I came across an interesting question, in how many ways can we arrange n boys and m girls in a row such that no 3 boys are side by side (together).
Example : say n = 3, m = 2,
Then B G G B B is valid but B G B B B G is not a valid arrangement.
Note: Two arrangements are different if there is a boy in some position where there is a girl in the other arrangement. Basically, all boys are similar and all girls are similar.

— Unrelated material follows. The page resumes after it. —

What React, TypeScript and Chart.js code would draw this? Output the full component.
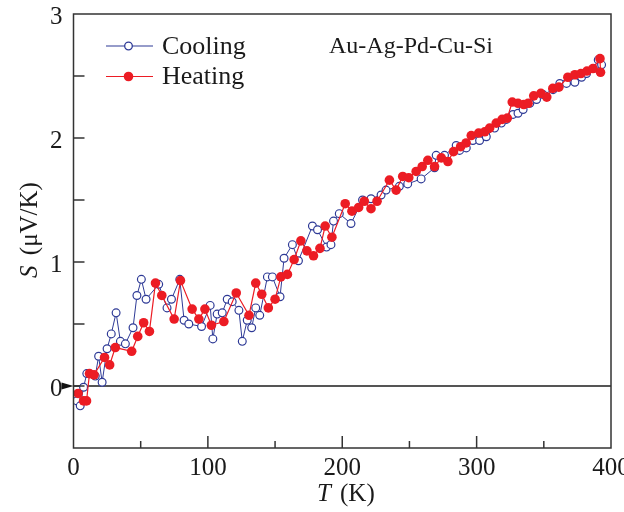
import React, { useEffect, useRef } from 'react';
import { Chart, registerables } from 'chart.js';
Chart.register(...registerables);

// Cooling run (open circles)
const coolingT = [2.5, 5.0, 7.5, 9.9, 16.2, 18.7, 21.3, 25.0, 28.1, 31.7, 34.9, 38.6, 44.3, 47.2, 50.5, 54.0, 63.4, 69.6, 72.9, 79.1, 82.3, 85.8, 95.3, 101.7, 103.7, 106.9, 110.7, 114.4, 118.1, 123.1, 125.6, 129.3, 132.6, 135.6, 138.6, 144.3, 148.0, 153.7, 156.7, 162.9, 167.4, 177.8, 181.6, 188.3, 191.6, 193.5, 197.8, 206.5, 215.1, 221.4, 228.9, 232.6, 242.5, 248.7, 258.7, 268.7, 269.9, 276.1, 284.8, 287.3, 292.3, 297.2, 302.2, 307.2, 313.4, 318.4, 322.2, 327.1, 330.8, 334.6, 339.6, 344.6, 349.5, 356.9, 361.9, 366.9, 373.1, 378.1, 381.8, 386.8, 390.5, 393.0];
const coolingS = [-0.12, -0.16, -0.01, 0.10, 0.08, 0.24, 0.03, 0.30, 0.42, 0.59, 0.36, 0.34, 0.47, 0.73, 0.86, 0.70, 0.82, 0.63, 0.70, 0.86, 0.53, 0.50, 0.48, 0.65, 0.38, 0.58, 0.59, 0.70, 0.68, 0.61, 0.36, 0.53, 0.47, 0.63, 0.57, 0.88, 0.88, 0.72, 1.03, 1.14, 1.01, 1.29, 1.26, 1.12, 1.14, 1.33, 1.39, 1.31, 1.50, 1.51, 1.54, 1.58, 1.61, 1.63, 1.67, 1.76, 1.86, 1.86, 1.94, 1.90, 1.92, 1.98, 1.98, 2.01, 2.08, 2.12, 2.15, 2.19, 2.20, 2.23, 2.28, 2.31, 2.35, 2.39, 2.44, 2.44, 2.45, 2.49, 2.52, 2.56, 2.63, 2.59];

// Heating run (filled circles)
const heatingT = [3.4, 7.5, 9.7, 11.9, 15.3, 23.1, 26.9, 31.1, 43.3, 47.8, 52.2, 56.5, 61.0, 65.7, 74.9, 79.6, 88.3, 93.3, 97.8, 102.6, 111.9, 121.1, 130.6, 135.6, 140.1, 145.0, 150.0, 154.3, 159.2, 164.2, 169.2, 173.7, 178.6, 183.4, 187.3, 192.3, 202.2, 207.2, 212.2, 216.4, 221.4, 225.9, 235.1, 240.1, 245.0, 249.5, 255.0, 259.5, 263.7, 268.7, 273.7, 278.6, 282.8, 288.1, 292.2, 296.0, 301.5, 306.0, 309.7, 314.6, 319.0, 322.8, 326.5, 330.8, 335.1, 338.3, 342.5, 347.8, 352.2, 356.7, 361.2, 367.9, 373.1, 377.6, 382.1, 386.6, 391.8, 392.2];
const heatingS = [-0.06, -0.12, -0.12, 0.10, 0.09, 0.23, 0.17, 0.31, 0.28, 0.40, 0.51, 0.44, 0.83, 0.73, 0.54, 0.85, 0.62, 0.54, 0.62, 0.49, 0.52, 0.75, 0.57, 0.83, 0.74, 0.63, 0.70, 0.88, 0.90, 1.02, 1.17, 1.09, 1.05, 1.11, 1.29, 1.20, 1.47, 1.41, 1.44, 1.49, 1.43, 1.49, 1.66, 1.58, 1.69, 1.68, 1.73, 1.77, 1.82, 1.77, 1.84, 1.81, 1.89, 1.93, 1.96, 2.02, 2.04, 2.05, 2.08, 2.12, 2.15, 2.16, 2.29, 2.28, 2.27, 2.28, 2.34, 2.36, 2.33, 2.40, 2.41, 2.49, 2.51, 2.52, 2.54, 2.56, 2.64, 2.53];

const xLabels = [0, 100, 200, 300, 400];
const yLabels = [0, 1, 2, 3];
const seriesNames = ['Cooling', 'Heating'];
const sampleLabel = 'Au-Ag-Pd-Cu-Si';

const SERIF = '"Liberation Serif", "Times New Roman", serif';
const BLUE = '#2e3a96';
const RED = '#ec1c24';
const AXIS = '#333333';
const TEXT = '#1a1a1a';

const decor = {
  id: 'decor',
  afterDraw(chart: any) {
    const { ctx, chartArea: a, scales } = chart;
    const x = scales.x, y = scales.y;
    ctx.save();
    ctx.strokeStyle = AXIS;
    ctx.lineWidth = 1.5;
    ctx.strokeRect(a.left, a.top, a.right - a.left, a.bottom - a.top);
    // inward x ticks
    for (let v = 50; v < 400; v += 50) {
      const px = x.getPixelForValue(v);
      const len = v % 100 === 0 ? 12 : 7;
      ctx.beginPath();
      ctx.moveTo(px, a.bottom);
      ctx.lineTo(px, a.bottom - len);
      ctx.stroke();
    }
    // inward y ticks
    for (let v = 0; v < 3; v += 0.5) {
      const py = y.getPixelForValue(v);
      ctx.beginPath();
      ctx.moveTo(a.left, py);
      ctx.lineTo(a.left + 11, py);
      ctx.stroke();
    }
    // zero marker triangle
    const zy = y.getPixelForValue(0);
    ctx.fillStyle = '#111';
    ctx.beginPath();
    ctx.moveTo(a.left - 12, zy - 3.5);
    ctx.lineTo(a.left, zy);
    ctx.lineTo(a.left - 12, zy + 3.5);
    ctx.closePath();
    ctx.fill();

    // legend
    const legendRows = [
      { name: seriesNames[0], color: BLUE, filled: false, yy: 46 },
      { name: seriesNames[1], color: RED, filled: true, yy: 76.5 },
    ];
    ctx.font = `26px ${SERIF}`;
    ctx.textBaseline = 'middle';
    for (const r of legendRows) {
      ctx.strokeStyle = r.color;
      ctx.lineWidth = 1.2;
      ctx.beginPath();
      ctx.moveTo(106, r.yy);
      ctx.lineTo(153, r.yy);
      ctx.stroke();
      ctx.beginPath();
      ctx.arc(128.5, r.yy, r.filled ? 4.8 : 3.8, 0, Math.PI * 2);
      if (r.filled) {
        ctx.fillStyle = r.color;
        ctx.fill();
      } else {
        ctx.fillStyle = '#fff';
        ctx.fill();
        ctx.lineWidth = 1.3;
        ctx.stroke();
      }
      ctx.fillStyle = TEXT;
      ctx.textAlign = 'left';
      ctx.fillText(r.name, 162, r.yy + 1);
    }
    // sample label
    ctx.font = `24px ${SERIF}`;
    ctx.fillStyle = TEXT;
    ctx.fillText(sampleLabel, 329, 47);

    // y-axis title
    ctx.save();
    ctx.translate(30, 230);
    ctx.rotate(-Math.PI / 2);
    const fi = `italic 25px ${SERIF}`;
    const fn = `25px ${SERIF}`;
    ctx.font = fi;
    const wS = ctx.measureText('S').width;
    ctx.font = fn;
    const rest = ' (\u03bcV/K)';
    const wR = ctx.measureText(rest).width;
    const start = -(wS + wR + 4) / 2;
    ctx.textAlign = 'left';
    ctx.font = fi;
    ctx.fillText('S', start, 0);
    ctx.font = fn;
    ctx.fillText(rest, start + wS + 4, 0);
    ctx.restore();

    // x-axis title
    ctx.font = fi;
    ctx.textAlign = 'left';
    ctx.fillText('T', 317, 494);
    ctx.font = fn;
    ctx.fillText('(K)', 340, 494);
    ctx.restore();
  },
};

export default function App() {
  const ref = useRef<HTMLCanvasElement | null>(null);
  useEffect(() => {
    document.body.style.margin = '0';
    const cooling = coolingT.map((t, i) => ({ x: t, y: coolingS[i] }));
    const heating = heatingT.map((t, i) => ({ x: t, y: heatingS[i] }));
    const chart = new Chart(ref.current!, {
      type: 'scatter',
      data: {
        datasets: [
          {
            label: seriesNames[1],
            data: heating,
            showLine: true,
            borderColor: RED,
            backgroundColor: RED,
            borderWidth: 1.2,
            pointRadius: 4.8,
            pointBorderWidth: 0,
            pointBackgroundColor: RED,
            order: 0,
          },
          {
            label: seriesNames[0],
            data: cooling,
            showLine: true,
            borderColor: BLUE,
            backgroundColor: '#ffffff',
            borderWidth: 1,
            pointRadius: 3.9,
            pointBorderWidth: 1.2,
            pointBorderColor: BLUE,
            pointBackgroundColor: '#ffffff',
            order: 1,
          },
        ],
      },
      options: {
        animation: false,
        responsive: false,
        maintainAspectRatio: false,
        layout: { padding: { top: 14, right: 13, left: 0, bottom: 0 } },
        plugins: { legend: { display: false }, tooltip: { enabled: false } },
        scales: {
          x: {
            type: 'linear',
            min: 0,
            max: 400,
            border: { display: false },
            grid: { display: false, drawTicks: false },
            ticks: {
              stepSize: 100,
              padding: 5,
              color: TEXT,
              font: { family: SERIF, size: 25 },
              callback: (v: any) => (xLabels.includes(Number(v)) ? String(v) : ''),
            },
            afterFit: (s: any) => {
              s.height = 64;
              s.paddingLeft = 0;
              s.paddingRight = 0;
            },
          },
          y: {
            type: 'linear',
            min: -0.5,
            max: 3,
            border: { display: false },
            grid: {
              drawTicks: false,
              color: (c: any) => (c.tick && c.tick.value === 0 ? '#555555' : 'rgba(0,0,0,0)'),
              lineWidth: (c: any) => (c.tick && c.tick.value === 0 ? 2 : 0),
            },
            ticks: {
              stepSize: 0.5,
              padding: 11,
              labelOffset: 3,
              color: TEXT,
              font: { family: SERIF, size: 25 },
              callback: (v: any) => (yLabels.includes(Number(v)) ? String(v) : ''),
            },
            afterFit: (s: any) => {
              s.width = 73.5;
              s.paddingTop = 0;
              s.paddingBottom = 0;
            },
          },
        },
      },
      plugins: [decor],
    });
    return () => chart.destroy();
  }, []);
  return (
    <div style={{ position: 'absolute', left: 0, top: 0, width: 624, height: 512 }}>
      <canvas ref={ref} width={624} height={512} style={{ width: 624, height: 512, display: 'block' }} />
    </div>
  );
}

For small n and m, I can draw the arrangements but I didn't find a pattern which helps me when n and m are large, say n = 100 m = 200. So I need your help, figuring out some relation or pattern.
Thanks.
Best Answer
The $m$ girls create $m+1$ slots in between them and at the ends where $0$, $1$, or $2$ boys can be placed. We can fill $r\in\{0,1,\ldots,\lfloor n/2\rfloor\}$ slots with $2$ boys. If $r$ is given we can choose these $r$ slots in ${m+1\choose r}$ ways. Then $m+1-r$ slots remain empty, and the $n-2r$ remaining boys have to be put into them. It follows that the number $N$ you are looking for is given by $$N=\sum_{r=0}^{\lfloor n/2\rfloor} {m+1\choose r}\>{m+1-r\choose n-2r}\ .$$ If $n>2(m+1)$ then this $N$ will be $=0$.